▶ _What you are asked to do_:
Identify all lines below that hold "matplotlib" and collect them.

Figure scripts
________________________

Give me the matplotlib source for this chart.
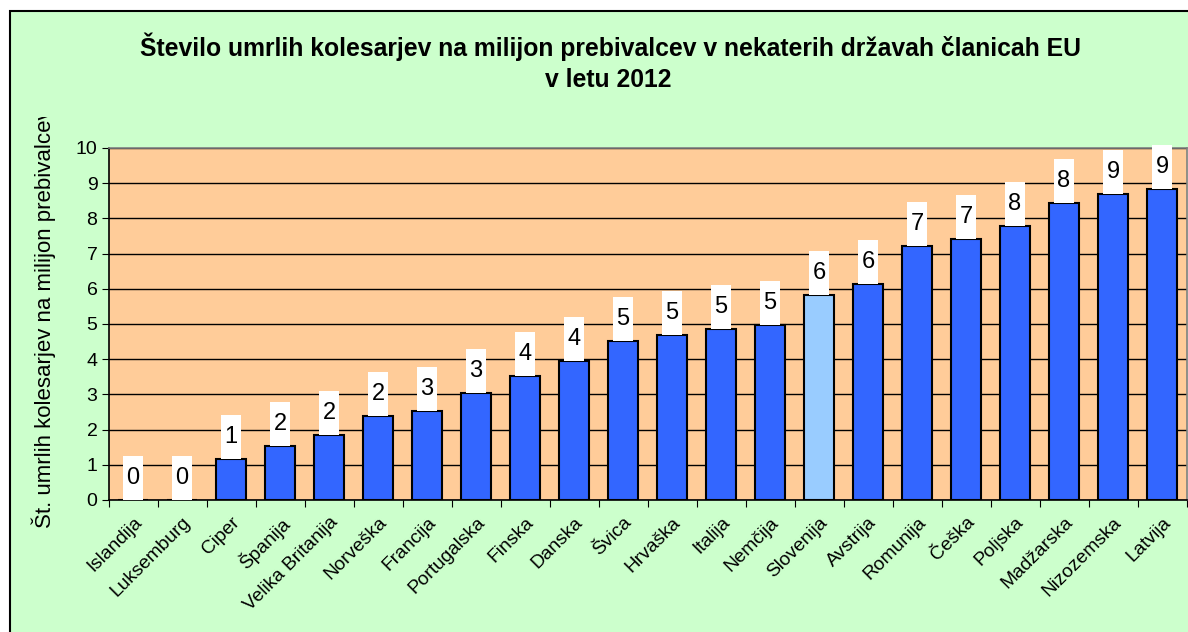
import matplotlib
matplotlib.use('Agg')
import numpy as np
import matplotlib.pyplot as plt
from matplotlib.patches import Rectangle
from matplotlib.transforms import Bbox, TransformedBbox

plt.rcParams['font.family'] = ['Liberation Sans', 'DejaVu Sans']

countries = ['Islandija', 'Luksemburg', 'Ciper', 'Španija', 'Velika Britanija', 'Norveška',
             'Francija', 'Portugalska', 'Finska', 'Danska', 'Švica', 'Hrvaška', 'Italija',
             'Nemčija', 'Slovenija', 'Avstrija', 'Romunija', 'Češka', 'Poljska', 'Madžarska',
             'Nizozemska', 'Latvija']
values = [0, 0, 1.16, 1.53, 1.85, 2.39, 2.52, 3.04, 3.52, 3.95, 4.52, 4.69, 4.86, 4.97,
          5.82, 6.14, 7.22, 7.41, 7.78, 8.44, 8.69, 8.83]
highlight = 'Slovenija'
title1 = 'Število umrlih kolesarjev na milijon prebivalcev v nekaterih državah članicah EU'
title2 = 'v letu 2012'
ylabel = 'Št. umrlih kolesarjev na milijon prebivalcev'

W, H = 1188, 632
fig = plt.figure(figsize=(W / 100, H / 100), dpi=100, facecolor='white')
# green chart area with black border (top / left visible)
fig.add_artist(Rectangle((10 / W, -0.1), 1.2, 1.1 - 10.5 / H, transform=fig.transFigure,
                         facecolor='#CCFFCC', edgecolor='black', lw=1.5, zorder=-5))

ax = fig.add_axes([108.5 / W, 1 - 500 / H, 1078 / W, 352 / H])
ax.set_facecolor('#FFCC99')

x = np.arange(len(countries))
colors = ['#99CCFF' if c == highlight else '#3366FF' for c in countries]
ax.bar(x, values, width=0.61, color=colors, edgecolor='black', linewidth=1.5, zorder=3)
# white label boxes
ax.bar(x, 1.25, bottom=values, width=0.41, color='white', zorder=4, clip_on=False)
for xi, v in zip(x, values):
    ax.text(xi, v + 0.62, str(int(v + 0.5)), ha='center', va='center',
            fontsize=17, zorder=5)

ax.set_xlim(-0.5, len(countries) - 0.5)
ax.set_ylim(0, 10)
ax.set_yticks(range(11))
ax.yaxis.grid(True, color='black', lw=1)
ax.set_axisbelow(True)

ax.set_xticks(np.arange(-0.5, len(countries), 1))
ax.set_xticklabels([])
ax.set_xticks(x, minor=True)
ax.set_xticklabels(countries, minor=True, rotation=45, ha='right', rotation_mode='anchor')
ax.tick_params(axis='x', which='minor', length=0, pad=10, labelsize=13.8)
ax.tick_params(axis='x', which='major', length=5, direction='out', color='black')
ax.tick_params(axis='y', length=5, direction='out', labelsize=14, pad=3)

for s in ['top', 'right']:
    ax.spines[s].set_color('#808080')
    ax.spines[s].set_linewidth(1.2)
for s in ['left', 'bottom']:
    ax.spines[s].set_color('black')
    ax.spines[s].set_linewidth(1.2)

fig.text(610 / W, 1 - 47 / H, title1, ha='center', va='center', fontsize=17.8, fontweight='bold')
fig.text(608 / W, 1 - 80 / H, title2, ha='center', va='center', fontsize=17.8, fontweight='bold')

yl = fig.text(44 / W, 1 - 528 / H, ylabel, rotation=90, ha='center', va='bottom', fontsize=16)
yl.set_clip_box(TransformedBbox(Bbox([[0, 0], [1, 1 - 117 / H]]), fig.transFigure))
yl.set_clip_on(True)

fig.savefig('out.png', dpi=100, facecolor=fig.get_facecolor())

________________________

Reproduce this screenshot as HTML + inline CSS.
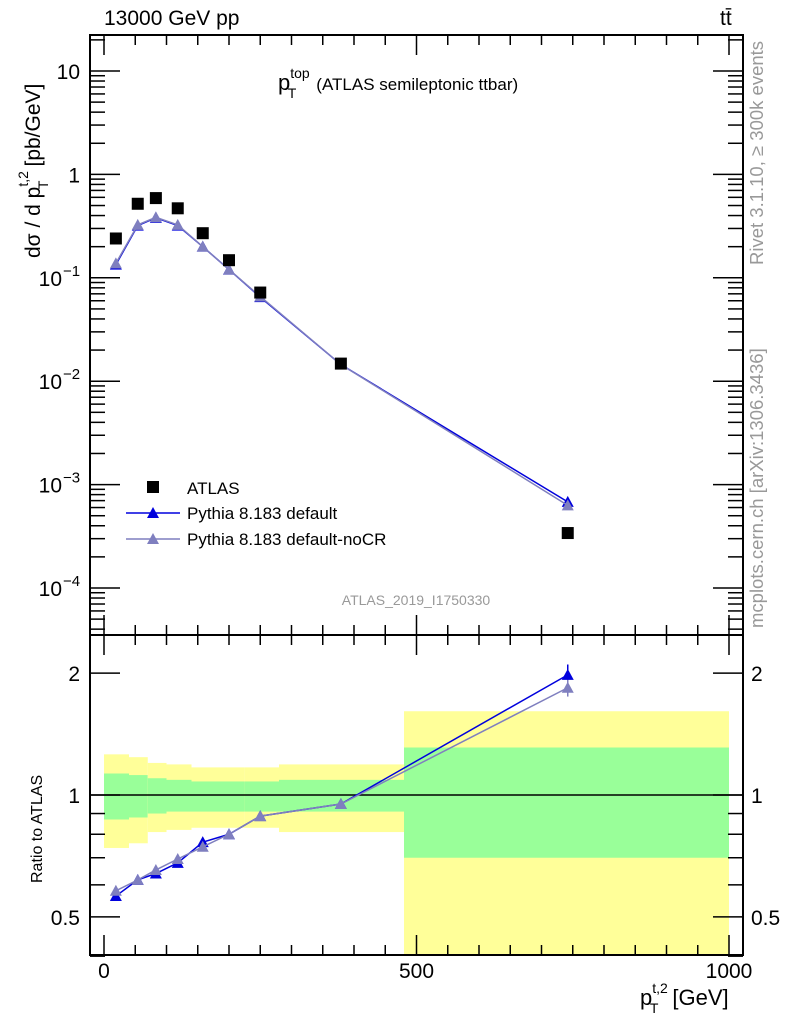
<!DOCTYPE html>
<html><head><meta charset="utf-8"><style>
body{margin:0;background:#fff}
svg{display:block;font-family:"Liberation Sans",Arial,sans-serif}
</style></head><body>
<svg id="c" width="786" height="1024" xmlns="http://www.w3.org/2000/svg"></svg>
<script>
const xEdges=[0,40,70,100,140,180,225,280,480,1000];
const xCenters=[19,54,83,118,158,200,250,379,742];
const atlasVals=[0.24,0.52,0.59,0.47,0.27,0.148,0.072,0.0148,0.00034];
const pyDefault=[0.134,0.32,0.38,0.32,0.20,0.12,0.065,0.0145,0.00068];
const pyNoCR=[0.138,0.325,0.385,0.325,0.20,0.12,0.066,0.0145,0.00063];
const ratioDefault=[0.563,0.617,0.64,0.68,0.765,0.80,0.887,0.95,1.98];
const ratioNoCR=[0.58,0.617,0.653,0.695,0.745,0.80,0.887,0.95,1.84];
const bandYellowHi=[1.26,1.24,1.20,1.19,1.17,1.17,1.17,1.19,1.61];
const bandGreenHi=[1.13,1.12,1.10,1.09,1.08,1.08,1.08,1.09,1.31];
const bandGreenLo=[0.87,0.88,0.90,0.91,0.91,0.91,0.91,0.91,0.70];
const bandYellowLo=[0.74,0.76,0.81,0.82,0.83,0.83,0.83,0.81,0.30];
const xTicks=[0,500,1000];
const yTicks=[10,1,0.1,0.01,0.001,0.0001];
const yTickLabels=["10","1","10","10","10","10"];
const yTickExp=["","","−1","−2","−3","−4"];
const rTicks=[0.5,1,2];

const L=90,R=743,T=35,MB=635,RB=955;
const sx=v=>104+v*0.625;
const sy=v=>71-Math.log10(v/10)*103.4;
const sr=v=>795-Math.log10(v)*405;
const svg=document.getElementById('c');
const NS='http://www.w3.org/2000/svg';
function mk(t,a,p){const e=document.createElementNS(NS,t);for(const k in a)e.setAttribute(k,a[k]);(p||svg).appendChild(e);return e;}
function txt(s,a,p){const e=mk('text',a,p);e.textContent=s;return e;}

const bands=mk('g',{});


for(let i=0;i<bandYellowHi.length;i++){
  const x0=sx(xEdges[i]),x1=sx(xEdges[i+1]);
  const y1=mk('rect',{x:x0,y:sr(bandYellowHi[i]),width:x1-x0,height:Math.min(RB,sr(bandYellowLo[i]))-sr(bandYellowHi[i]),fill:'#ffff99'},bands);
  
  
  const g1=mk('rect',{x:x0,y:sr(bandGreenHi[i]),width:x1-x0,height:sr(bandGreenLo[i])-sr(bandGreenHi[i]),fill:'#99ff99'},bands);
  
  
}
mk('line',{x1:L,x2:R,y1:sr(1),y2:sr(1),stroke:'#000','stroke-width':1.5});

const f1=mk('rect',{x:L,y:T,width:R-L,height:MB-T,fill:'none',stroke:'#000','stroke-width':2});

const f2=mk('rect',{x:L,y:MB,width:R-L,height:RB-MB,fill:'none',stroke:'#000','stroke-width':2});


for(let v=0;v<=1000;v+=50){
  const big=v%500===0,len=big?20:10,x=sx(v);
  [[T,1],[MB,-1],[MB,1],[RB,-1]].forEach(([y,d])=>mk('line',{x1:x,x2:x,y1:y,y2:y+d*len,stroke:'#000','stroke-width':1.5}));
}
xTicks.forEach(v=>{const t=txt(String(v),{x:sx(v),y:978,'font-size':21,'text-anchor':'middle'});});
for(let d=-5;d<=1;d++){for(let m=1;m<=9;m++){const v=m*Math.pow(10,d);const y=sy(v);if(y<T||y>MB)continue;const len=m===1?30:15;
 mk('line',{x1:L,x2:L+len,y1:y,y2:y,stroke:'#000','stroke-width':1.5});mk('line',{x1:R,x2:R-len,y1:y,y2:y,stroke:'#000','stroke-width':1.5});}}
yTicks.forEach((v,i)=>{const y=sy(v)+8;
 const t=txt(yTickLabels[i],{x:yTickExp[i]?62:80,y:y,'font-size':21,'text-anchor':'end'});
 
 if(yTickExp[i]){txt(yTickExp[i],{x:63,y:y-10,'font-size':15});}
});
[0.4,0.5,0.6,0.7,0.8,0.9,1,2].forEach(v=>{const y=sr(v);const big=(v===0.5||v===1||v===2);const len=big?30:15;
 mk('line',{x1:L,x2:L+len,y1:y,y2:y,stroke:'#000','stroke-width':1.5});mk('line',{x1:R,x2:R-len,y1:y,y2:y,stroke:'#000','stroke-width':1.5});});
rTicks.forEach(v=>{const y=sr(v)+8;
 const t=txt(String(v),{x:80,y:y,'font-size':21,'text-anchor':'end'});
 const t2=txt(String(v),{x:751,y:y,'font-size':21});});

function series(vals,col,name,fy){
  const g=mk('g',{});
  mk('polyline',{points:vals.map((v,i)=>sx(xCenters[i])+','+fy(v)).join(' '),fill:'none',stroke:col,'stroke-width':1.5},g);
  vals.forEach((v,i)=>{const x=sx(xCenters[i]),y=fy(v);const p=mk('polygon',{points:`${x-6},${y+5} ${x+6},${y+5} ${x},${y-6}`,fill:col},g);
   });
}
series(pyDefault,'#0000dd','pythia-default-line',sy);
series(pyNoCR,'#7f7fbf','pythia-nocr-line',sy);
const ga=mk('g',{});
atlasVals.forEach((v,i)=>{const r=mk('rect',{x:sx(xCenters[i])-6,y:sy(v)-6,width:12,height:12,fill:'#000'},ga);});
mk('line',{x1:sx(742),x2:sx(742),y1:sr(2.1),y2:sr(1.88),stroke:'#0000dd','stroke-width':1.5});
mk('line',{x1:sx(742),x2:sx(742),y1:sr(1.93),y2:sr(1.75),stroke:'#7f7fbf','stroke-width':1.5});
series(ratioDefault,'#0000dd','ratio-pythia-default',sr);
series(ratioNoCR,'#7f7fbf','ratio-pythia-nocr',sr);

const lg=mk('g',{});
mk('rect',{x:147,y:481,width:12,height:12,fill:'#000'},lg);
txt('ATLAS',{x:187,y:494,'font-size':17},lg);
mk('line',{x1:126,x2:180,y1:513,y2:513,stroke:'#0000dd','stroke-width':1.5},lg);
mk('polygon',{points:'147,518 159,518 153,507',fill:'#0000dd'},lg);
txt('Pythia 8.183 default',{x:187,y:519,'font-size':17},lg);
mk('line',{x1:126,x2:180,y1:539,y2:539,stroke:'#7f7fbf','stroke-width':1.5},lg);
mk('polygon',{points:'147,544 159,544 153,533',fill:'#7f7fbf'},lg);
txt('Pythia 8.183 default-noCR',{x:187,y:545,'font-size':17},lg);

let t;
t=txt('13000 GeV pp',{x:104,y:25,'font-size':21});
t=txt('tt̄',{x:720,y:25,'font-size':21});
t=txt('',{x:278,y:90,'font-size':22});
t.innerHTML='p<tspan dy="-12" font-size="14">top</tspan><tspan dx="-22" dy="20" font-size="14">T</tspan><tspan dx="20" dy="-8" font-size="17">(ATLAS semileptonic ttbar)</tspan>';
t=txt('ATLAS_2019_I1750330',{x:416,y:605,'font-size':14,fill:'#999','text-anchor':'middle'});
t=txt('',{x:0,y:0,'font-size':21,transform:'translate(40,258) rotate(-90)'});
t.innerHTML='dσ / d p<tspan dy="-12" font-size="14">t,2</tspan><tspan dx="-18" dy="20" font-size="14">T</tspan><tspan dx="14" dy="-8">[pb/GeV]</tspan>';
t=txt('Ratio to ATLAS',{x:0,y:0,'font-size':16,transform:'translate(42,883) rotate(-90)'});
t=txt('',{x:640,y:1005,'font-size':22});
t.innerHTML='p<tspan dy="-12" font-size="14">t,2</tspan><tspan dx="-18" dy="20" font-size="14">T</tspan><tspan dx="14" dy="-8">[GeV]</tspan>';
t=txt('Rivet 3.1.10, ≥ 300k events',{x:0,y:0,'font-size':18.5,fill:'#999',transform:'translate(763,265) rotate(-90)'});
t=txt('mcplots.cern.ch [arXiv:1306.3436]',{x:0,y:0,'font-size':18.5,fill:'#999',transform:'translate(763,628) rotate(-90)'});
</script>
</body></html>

________________________

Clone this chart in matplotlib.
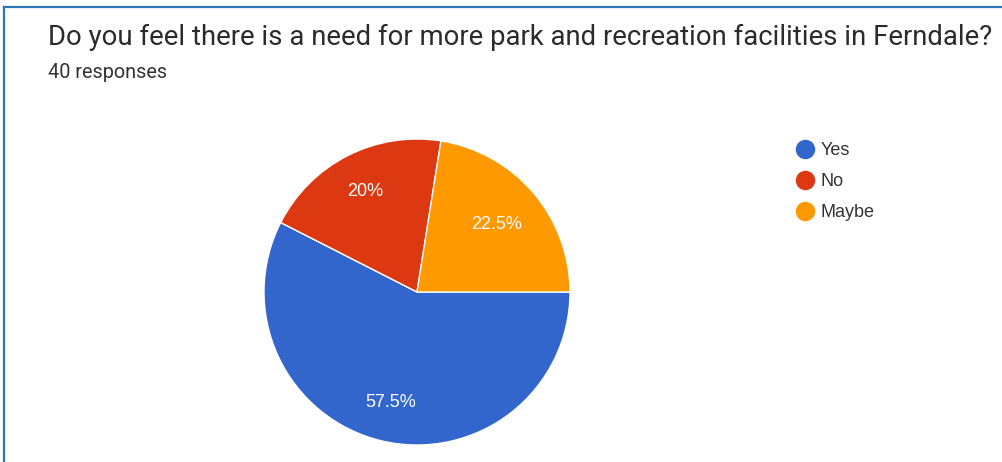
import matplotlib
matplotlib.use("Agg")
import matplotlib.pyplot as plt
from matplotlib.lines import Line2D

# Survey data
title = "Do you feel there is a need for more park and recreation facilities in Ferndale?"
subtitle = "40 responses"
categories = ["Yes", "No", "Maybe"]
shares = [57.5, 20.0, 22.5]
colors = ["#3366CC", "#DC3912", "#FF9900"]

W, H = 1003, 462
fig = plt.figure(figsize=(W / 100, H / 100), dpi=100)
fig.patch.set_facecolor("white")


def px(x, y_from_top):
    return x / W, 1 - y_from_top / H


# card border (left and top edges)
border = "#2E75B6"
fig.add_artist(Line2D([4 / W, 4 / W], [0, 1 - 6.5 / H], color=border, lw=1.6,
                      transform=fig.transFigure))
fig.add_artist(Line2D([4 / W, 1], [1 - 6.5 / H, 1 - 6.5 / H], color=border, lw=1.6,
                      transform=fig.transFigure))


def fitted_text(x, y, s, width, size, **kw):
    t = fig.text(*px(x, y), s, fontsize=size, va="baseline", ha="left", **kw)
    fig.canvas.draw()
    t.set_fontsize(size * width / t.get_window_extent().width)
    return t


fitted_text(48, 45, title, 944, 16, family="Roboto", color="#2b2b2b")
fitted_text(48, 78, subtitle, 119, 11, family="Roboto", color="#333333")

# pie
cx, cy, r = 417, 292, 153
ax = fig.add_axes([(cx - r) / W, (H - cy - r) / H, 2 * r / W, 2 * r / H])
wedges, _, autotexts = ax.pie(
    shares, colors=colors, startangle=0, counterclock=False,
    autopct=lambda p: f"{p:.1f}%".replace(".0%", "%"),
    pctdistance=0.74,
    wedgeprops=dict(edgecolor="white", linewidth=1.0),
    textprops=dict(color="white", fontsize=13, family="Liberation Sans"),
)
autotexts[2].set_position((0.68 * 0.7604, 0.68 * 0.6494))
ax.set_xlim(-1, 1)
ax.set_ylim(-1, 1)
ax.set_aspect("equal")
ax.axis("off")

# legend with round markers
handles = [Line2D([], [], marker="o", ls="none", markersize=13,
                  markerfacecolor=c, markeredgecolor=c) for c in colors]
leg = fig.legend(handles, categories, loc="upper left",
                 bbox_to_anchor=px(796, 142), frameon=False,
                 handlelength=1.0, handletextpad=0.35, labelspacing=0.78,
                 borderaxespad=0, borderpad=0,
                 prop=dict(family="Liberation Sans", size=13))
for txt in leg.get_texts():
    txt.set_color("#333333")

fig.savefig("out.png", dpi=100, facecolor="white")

________________________

▶ _Correct result_:
Give me the matplotlib source for this chart.
import matplotlib
matplotlib.use('Agg')
import matplotlib.pyplot as plt
from matplotlib.patches import Rectangle
from matplotlib.transforms import Bbox, TransformedBbox
Clone this chart in matplotlib.
import matplotlib
matplotlib.use("Agg")
import matplotlib.pyplot as plt
from matplotlib.lines import Line2D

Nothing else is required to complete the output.